Set problem: Restate, exactly and without pictures, the lines from the start of the listing below through the line holding "import * as d3 from 'd3';".

== == ==

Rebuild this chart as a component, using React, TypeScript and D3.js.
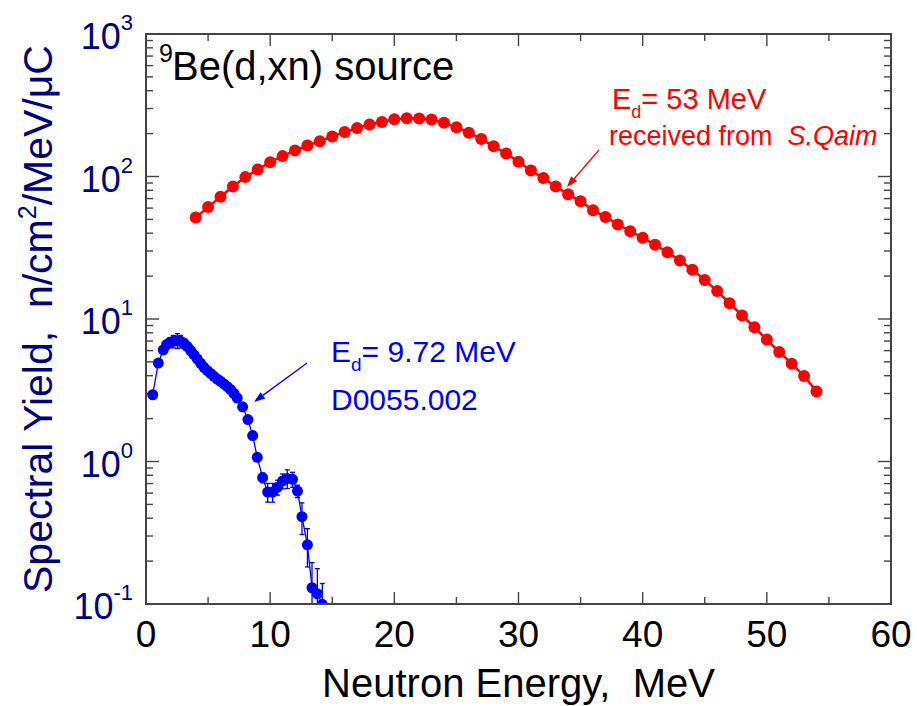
import React from 'react';
import * as d3 from 'd3';

// E_d = 53 MeV spectrum (received from S.Qaim)
const redEnergy = [4, 5, 6, 7, 8, 9, 10, 11, 12, 13, 14, 15, 16, 17, 18, 19, 20, 21, 22, 23, 24, 25, 26, 27, 28, 29,
  30, 31, 32, 33, 34, 35, 36, 37, 38, 39, 40, 41, 42, 43, 44, 45, 46, 47, 48, 49, 50, 51, 52, 53, 54];
const redYield = [51.6, 61, 72, 85, 99, 112, 126, 139, 152, 165, 177, 191, 205, 219, 232, 241, 252, 256, 255, 251,
  238, 222, 203, 183, 163, 145, 127, 110, 97.5, 85, 75, 67, 58, 52, 46.1, 41.3, 37.1, 33.2, 29.4, 25.7, 22.2, 18.8,
  15.7, 12.9, 10.6, 8.75, 7.17, 5.87, 4.86, 3.98, 3.1];

// E_d = 9.72 MeV, D0055.002
const blueEnergy = [0.54, 0.99, 1.39, 1.66, 1.93, 2.2, 2.52, 2.79, 3.06, 3.33, 3.6, 3.86, 4.13, 4.4, 4.67, 4.94, 5.21,
  5.47, 5.74, 6.01, 6.28, 6.55, 6.82, 7.09, 7.35, 7.78, 8.21, 8.59, 8.96, 9.39, 9.8, 10.2, 10.6, 11.0, 11.38, 11.8,
  12.2, 12.56, 13.0, 13.37, 13.8, 14.2];
const blueYield = [2.94, 4.91, 6.07, 6.61, 6.86, 6.97, 7.05, 6.97, 6.75, 6.4, 6.0, 5.62, 5.25, 4.89, 4.58, 4.34, 4.15,
  3.96, 3.79, 3.65, 3.5, 3.35, 3.19, 3.0, 2.79, 2.42, 1.97, 1.52, 1.07, 0.77, 0.61, 0.61, 0.66, 0.73, 0.76, 0.75,
  0.62, 0.41, 0.26, 0.13, 0.118, 0.0995];
// relative uncertainty of each blue point
const blueErr = [0.05, 0.04, 0.04, 0.05, 0.08, 0.1, 0.12, 0.1, 0.08, 0.05, 0.03, 0.03, 0.03, 0.03, 0.03, 0.03, 0.03,
  0.03, 0.03, 0.03, 0.03, 0.03, 0.03, 0.03, 0.03, 0.03, 0.03, 0.04, 0.06, 0.08, 0.15, 0.15, 0.12, 0.12, 0.15, 0.12,
  0.1, 0.25, 0.3, 0.5, 0.5, 0.4];

const xTicks = [0, 10, 20, 30, 40, 50, 60];
const xMinor = [5, 15, 25, 35, 45, 55];
const yDecades = [-1, 0, 1, 2, 3];

const W = 917;
const H = 706;
const left = 146, right = 891, top = 34, bottom = 604;
const font = '"Liberation Sans", Arial, Helvetica, sans-serif';
const navy = '#000080';
const frame = '#444';

const App = () => {
  const x = d3.scaleLinear().domain([0, 60]).range([left, right]);
  const y = d3.scaleLog().domain([0.1, 1000]).range([bottom, top]);

  const red = redEnergy.map((e, i) => ({ e, v: redYield[i] }));
  const blue = blueEnergy.map((e, i) => ({ e, v: blueYield[i], r: blueErr[i] }));

  const line = d3.line<{ e: number; v: number }>()
    .x(d => x(d.e))
    .y(d => y(d.v));

  // log minor ticks 2..9 in every decade
  const yMinor: number[] = [];
  yDecades.slice(0, -1).forEach(p => {
    for (let k = 2; k <= 9; k++) yMinor.push(k * Math.pow(10, p));
  });

  const arrow = (x1: number, y1: number, x2: number, y2: number, color: string) => {
    const ang = Math.atan2(y2 - y1, x2 - x1);
    const len = 11, hw = 4;
    const bx = x2 - len * Math.cos(ang), by = y2 - len * Math.sin(ang);
    const px = -Math.sin(ang) * hw, py = Math.cos(ang) * hw;
    return (
      <g>
        <line x1={x1} y1={y1} x2={bx} y2={by} stroke={color} strokeWidth={1.3} />
        <path d={`M${x2},${y2}L${bx + px},${by + py}L${bx - px},${by - py}Z`} fill={color} />
      </g>
    );
  };

  return (
    <svg width={W} height={H} style={{ position: 'absolute', left: 0, top: 0, background: '#fff' }}
      fontFamily={font}>
      <defs>
        <clipPath id="plot">
          <rect x={left} y={top} width={right - left} height={bottom - top} />
        </clipPath>
      </defs>
      <rect x={0} y={0} width={W} height={H} fill="#fff" />

      {/* ticks */}
      <g stroke={frame} strokeWidth={1.4}>
        {xTicks.map(t => (
          <g key={'xt' + t}>
            <line x1={x(t)} x2={x(t)} y1={bottom} y2={bottom - 12} />
            <line x1={x(t)} x2={x(t)} y1={top} y2={top + 12} />
          </g>
        ))}
        {xMinor.map(t => (
          <g key={'xm' + t}>
            <line x1={x(t)} x2={x(t)} y1={bottom} y2={bottom - 7} />
            <line x1={x(t)} x2={x(t)} y1={top} y2={top + 7} />
          </g>
        ))}
        {yDecades.map(p => (
          <g key={'yt' + p}>
            <line x1={left} x2={left + 13} y1={y(Math.pow(10, p))} y2={y(Math.pow(10, p))} />
            <line x1={right} x2={right - 13} y1={y(Math.pow(10, p))} y2={y(Math.pow(10, p))} />
          </g>
        ))}
        {yMinor.map((v, i) => (
          <g key={'ym' + i}>
            <line x1={left} x2={left + 7} y1={y(v)} y2={y(v)} />
            <line x1={right} x2={right - 7} y1={y(v)} y2={y(v)} />
          </g>
        ))}
      </g>

      {/* data */}
      <g clipPath="url(#plot)">
        <path d={line(red) || ''} fill="none" stroke="#ff0000" strokeWidth={2.5} />
        {red.map((d, i) => (
          <circle key={'r' + i} cx={x(d.e)} cy={y(d.v)} r={6} fill="#ff0000" />
        ))}

        <path d={line(blue) || ''} fill="none" stroke="#0000ff" strokeWidth={1.3} />
        {blue.map((d, i) => {
          const y1 = y(d.v * (1 + d.r));
          const y2 = y(Math.max(d.v * (1 - d.r), 0.01));
          const cx = x(d.e);
          return (
            <g key={'be' + i} stroke="#0000ff" strokeWidth={1.3}>
              <line x1={cx} x2={cx} y1={y1} y2={y2} />
              <line x1={cx - 2.5} x2={cx + 2.5} y1={y1} y2={y1} />
              <line x1={cx - 2.5} x2={cx + 2.5} y1={y2} y2={y2} />
            </g>
          );
        })}
        {blue.map((d, i) => (
          <circle key={'b' + i} cx={x(d.e)} cy={y(d.v)} r={5.5} fill="#0000ff" />
        ))}
      </g>

      {/* frame */}
      <rect x={left} y={top} width={right - left} height={bottom - top} fill="none" stroke={frame} strokeWidth={2} />

      {/* x tick labels */}
      {xTicks.map(t => (
        <text key={'xl' + t} x={x(t)} y={647} textAnchor="middle" fontSize={37} fill="#000">{t}</text>
      ))}
      <text x={(left + right) / 2} y={697} textAnchor="middle" fontSize={40} fill="#000"
        style={{ whiteSpace: 'pre' }}>{'Neutron Energy,  MeV'}</text>

      {/* y tick labels */}
      {yDecades.map(p => (
        <text key={'yl' + p} x={133} y={y(Math.pow(10, p)) + 15} textAnchor="end" fill={navy} fontSize={36}>
          <tspan>10</tspan>
          <tspan fontSize={22} dy={-19}>{p}</tspan>
        </text>
      ))}
      <text transform={`translate(52,${(top + bottom) / 2}) rotate(-90)`} textAnchor="middle" fontSize={41}
        fill={navy} style={{ whiteSpace: 'pre' }}>
        <tspan>{'Spectral Yield,  n/cm'}</tspan>
        <tspan fontSize={25} dy={-16}>2</tspan>
        <tspan dy={16}>{'/MeV/\u03bcC'}</tspan>
      </text>

      {/* title */}
      <text x={159} y={62} fontSize={25} fill="#000">9</text>
      <text x={172} y={80} fontSize={40} fill="#000">Be(d,xn) source</text>

      {/* blue annotation */}
      <text x={331} y={362} fontSize={30} fill="#0000ff">
        <tspan>E</tspan>
        <tspan fontSize={19} dy={9}>d</tspan>
        <tspan dy={-9}>= 9.72 MeV</tspan>
      </text>
      <text x={331} y={410} fontSize={30} fill="#0000ff">D0055.002</text>
      {arrow(x(12.97), y(4.91), x(8.7), y(2.62), '#0000ff')}

      {/* red annotation */}
      <text x={612} y={109} fontSize={29} fill="#ff0000">
        <tspan>E</tspan>
        <tspan fontSize={18} dy={9}>d</tspan>
        <tspan dy={-9}>= 53 MeV</tspan>
      </text>
      <text x={609} y={145} fontSize={27} fill="#ff0000" style={{ whiteSpace: 'pre' }}>
        <tspan>{'received from  '}</tspan>
        <tspan fontStyle="italic">S.Qaim</tspan>
      </text>
      {arrow(x(36.48), y(153.5), x(33.9), y(84.3), '#ff0000')}
    </svg>
  );
};

export default App;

== == ==

Output of the task:
Rebuild this chart as a component, using React, TypeScript and D3.js.
import React from 'react';
import * as d3 from 'd3';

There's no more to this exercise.